Toda essa atmosfera predatória entre empresas e clientes ou sócios em potencial acontece em meio a discussões de temas atuais e inegavelmente relevantes para o mundo. Um dos principais de 2018 é a igualdade de gênero. Klaus Schwab, criador do Fórum, determinou que, este ano, o grupo de seis co-organizadores, sempre formado por CEOs de empresas, fosse composto só de CEOs mulheres, numa espécie de cota feminina. Já há alguns anos a organização também obriga todas as empresas que querem se tornar “parceiras” do evento a mandarem ao menos uma mulher a Davos. Apesar das cotas, na prática, pouca coisa mudou.

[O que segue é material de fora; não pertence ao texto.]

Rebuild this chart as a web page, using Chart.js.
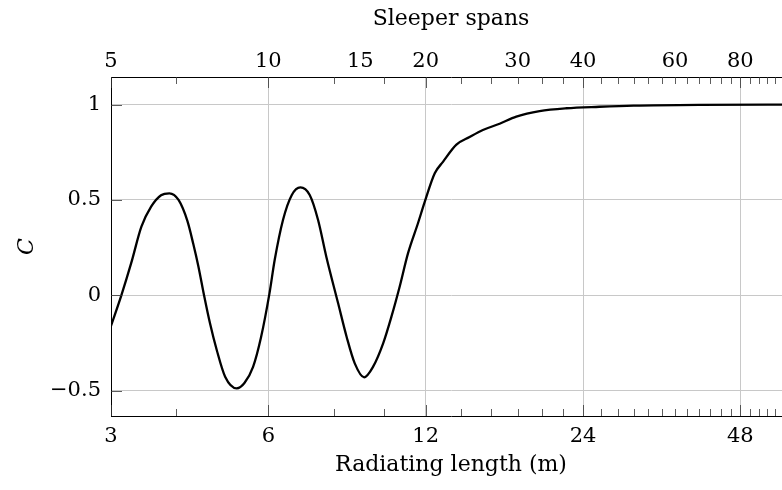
<!DOCTYPE html>
<html>
<head>
<meta charset="utf-8">
<script src="https://cdn.jsdelivr.net/npm/chart.js@4/dist/chart.umd.min.js"></script>
<style>
  html, body { margin: 0; padding: 0; background: #fff; overflow: hidden; }
  #wrap { width: 800px; height: 490px; }
</style>
</head>
<body>
<div id="wrap"><canvas id="chart"></canvas></div>
<script>
// radiating length in metres, and the coefficient C
const radiatingLength = [3.00, 3.14, 3.28, 3.43, 3.58, 3.74, 3.88, 4.04, 4.20, 4.31,
  4.41, 4.52, 4.64, 4.78, 4.96, 5.22, 5.40, 5.61, 5.81, 6.03,
  6.17, 6.40, 6.65, 6.91, 7.20, 7.47, 7.75, 8.16, 8.47, 8.78,
  9.15, 9.52, 9.95, 10.32, 10.70, 11.10, 11.60, 11.95, 12.49, 12.95,
  13.74, 14.56, 15.44, 16.62, 17.89, 19.82, 22.29, 25.8, 30, 40, 60];
const coefficientC = [-0.16, 0.00, 0.17, 0.36, 0.465, 0.525, 0.535, 0.50, 0.39, 0.27,
  0.15, 0.00, -0.147, -0.287, -0.427, -0.488, -0.46, -0.375, -0.22, 0.01,
  0.185, 0.395, 0.525, 0.566, 0.526, 0.395, 0.20, -0.042, -0.217, -0.357,
  -0.43, -0.374, -0.252, -0.112, 0.045, 0.22, 0.378, 0.49, 0.64, 0.70,
  0.79, 0.83, 0.867, 0.90, 0.937, 0.966, 0.981, 0.989, 0.995, 0.999, 1.0];

// axis ticks
const lengthTicks = [3, 6, 12, 24, 48];
const spanTickPositions = [3, 6, 9, 12, 18, 24, 36, 48]; // metres (0.6 m per span)
const spanTickLabels = ['5', '10', '15', '20', '30', '40', '60', '80'];
const cTicks = [-0.5, 0, 0.5, 1];
const minorLengthTicks = [4, 8, 10, 14, 16, 18, 20, 22, 26, 28, 30, 32, 34, 36, 38, 40,
  42, 44, 46, 50, 52, 54, 56, 58];

const serif = "'DejaVu Serif', 'Liberation Serif', serif";
const tickFont = { family: serif, size: 21 };

const points = radiatingLength.map((x, i) => ({ x: x, y: coefficientC[i] }));

// pgfplots style: tick marks point into the plot
const innerTicks = {
  id: 'innerTicks',
  afterDraw(chart) {
    const ctx = chart.ctx;
    const a = chart.chartArea;
    const xs = chart.scales.x;
    const ys = chart.scales.y;
    ctx.save();
    ctx.strokeStyle = '#333';
    ctx.lineWidth = 0.8;
    ctx.beginPath();
    minorLengthTicks.forEach(function(v) {
      const px = Math.round(xs.getPixelForValue(v)) + 0.5;
      ctx.moveTo(px, a.bottom);
      ctx.lineTo(px, a.bottom - 7);
      ctx.moveTo(px, a.top);
      ctx.lineTo(px, a.top + 7);
    });
    lengthTicks.forEach(function(v) {
      const px = Math.round(xs.getPixelForValue(v)) + 0.5;
      ctx.moveTo(px, a.bottom);
      ctx.lineTo(px, a.bottom - 11);
      ctx.moveTo(px, a.top);
      ctx.lineTo(px, a.top + 11);
    });
    cTicks.forEach(function(v) {
      const py = Math.round(ys.getPixelForValue(v)) + 0.5;
      ctx.moveTo(a.left, py);
      ctx.lineTo(a.left + 11, py);
    });
    ctx.stroke();
    ctx.restore();
  }
};

new Chart(document.getElementById('chart'), {
  type: 'line',
  data: {
    datasets: [{
      data: points,
      borderColor: '#000',
      borderWidth: 2.3,
      pointRadius: 0,
      fill: false,
      cubicInterpolationMode: 'monotone'
    }]
  },
  options: {
    responsive: true,
    maintainAspectRatio: false,
    animation: false,
    devicePixelRatio: 1,
    layout: { padding: { left: 0, right: 9, top: 0, bottom: 0 } },
    plugins: {
      legend: { display: false },
      tooltip: { enabled: false }
    },
    scales: {
      x: {
        type: 'logarithmic',
        position: 'bottom',
        min: 3,
        max: 60,
        afterBuildTicks: function(scale) {
          scale.ticks = lengthTicks.map(v => ({ value: v }));
        },
        afterFit: function(scale) { scale.height = 74; },
        ticks: {
          autoSkip: false,
          maxRotation: 0,
          padding: 8,
          color: '#000',
          font: tickFont,
          callback: function(value) { return String(value); }
        },
        grid: {
          drawTicks: false,
          color: function(c) { return c.tick && c.tick.value === 3 ? 'rgba(0,0,0,0)' : '#c8c8c8'; },
          lineWidth: 1
        },
        border: { display: true, color: '#000', width: 1 },
        title: {
          display: true,
          text: 'Radiating length (m)',
          color: '#000',
          font: { family: serif, size: 22 },
          padding: { top: 0, bottom: 12 }
        }
      },
      x2: {
        type: 'logarithmic',
        position: 'top',
        min: 3,
        max: 60,
        afterBuildTicks: function(scale) {
          scale.ticks = spanTickPositions.map(v => ({ value: v }));
        },
        afterFit: function(scale) { scale.height = 77; },
        ticks: {
          autoSkip: false,
          maxRotation: 0,
          padding: 3,
          color: '#000',
          font: tickFont,
          callback: function(value, index) { return spanTickLabels[index]; }
        },
        grid: { display: false, drawTicks: false },
        border: { display: true, color: '#000', width: 1 },
        title: {
          display: true,
          text: 'Sleeper spans',
          color: '#000',
          font: { family: serif, size: 22 },
          padding: { top: 6, bottom: 0 }
        }
      },
      y: {
        type: 'linear',
        min: -0.633,
        max: 1.145,
        afterBuildTicks: function(scale) {
          scale.ticks = cTicks.map(v => ({ value: v }));
        },
        afterFit: function(scale) { scale.width = 111; },
        ticks: {
          padding: 10,
          color: '#000',
          font: tickFont,
          callback: function(value) { return value < 0 ? '\u2212' + Math.abs(value) : String(value); }
        },
        grid: { drawTicks: false, color: '#c8c8c8', lineWidth: 1 },
        border: { display: true, color: '#000', width: 1 },
        title: {
          display: true,
          text: 'C',
          color: '#000',
          font: { family: serif, size: 22, style: 'italic' },
          padding: { top: 14, bottom: 0 }
        }
      }
    }
  },
  plugins: [innerTicks]
});
</script>
</body>
</html>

Os painéis sobre assédio nunca chegam a lotar e possuem plateia essencialmente feminina, o que mostra que o tema não é prioridade para quem vai a Davos, em especial os homens. O porcentual de mulheres no evento segue baixo, a 21%, número que contempla também as esposas de participantes. Nesse caso, elas têm o direito de assistir a todas as palestras do evento juntamente com seus maridos, mas a organização do Fórum (a mesma que estabeleceu cotas femininas), supondo que isso não as interesse, oferece às esposas passeios turísticos e gastronômicos pela região. Até onde se sabe, não há convite nem tour especial para esposos.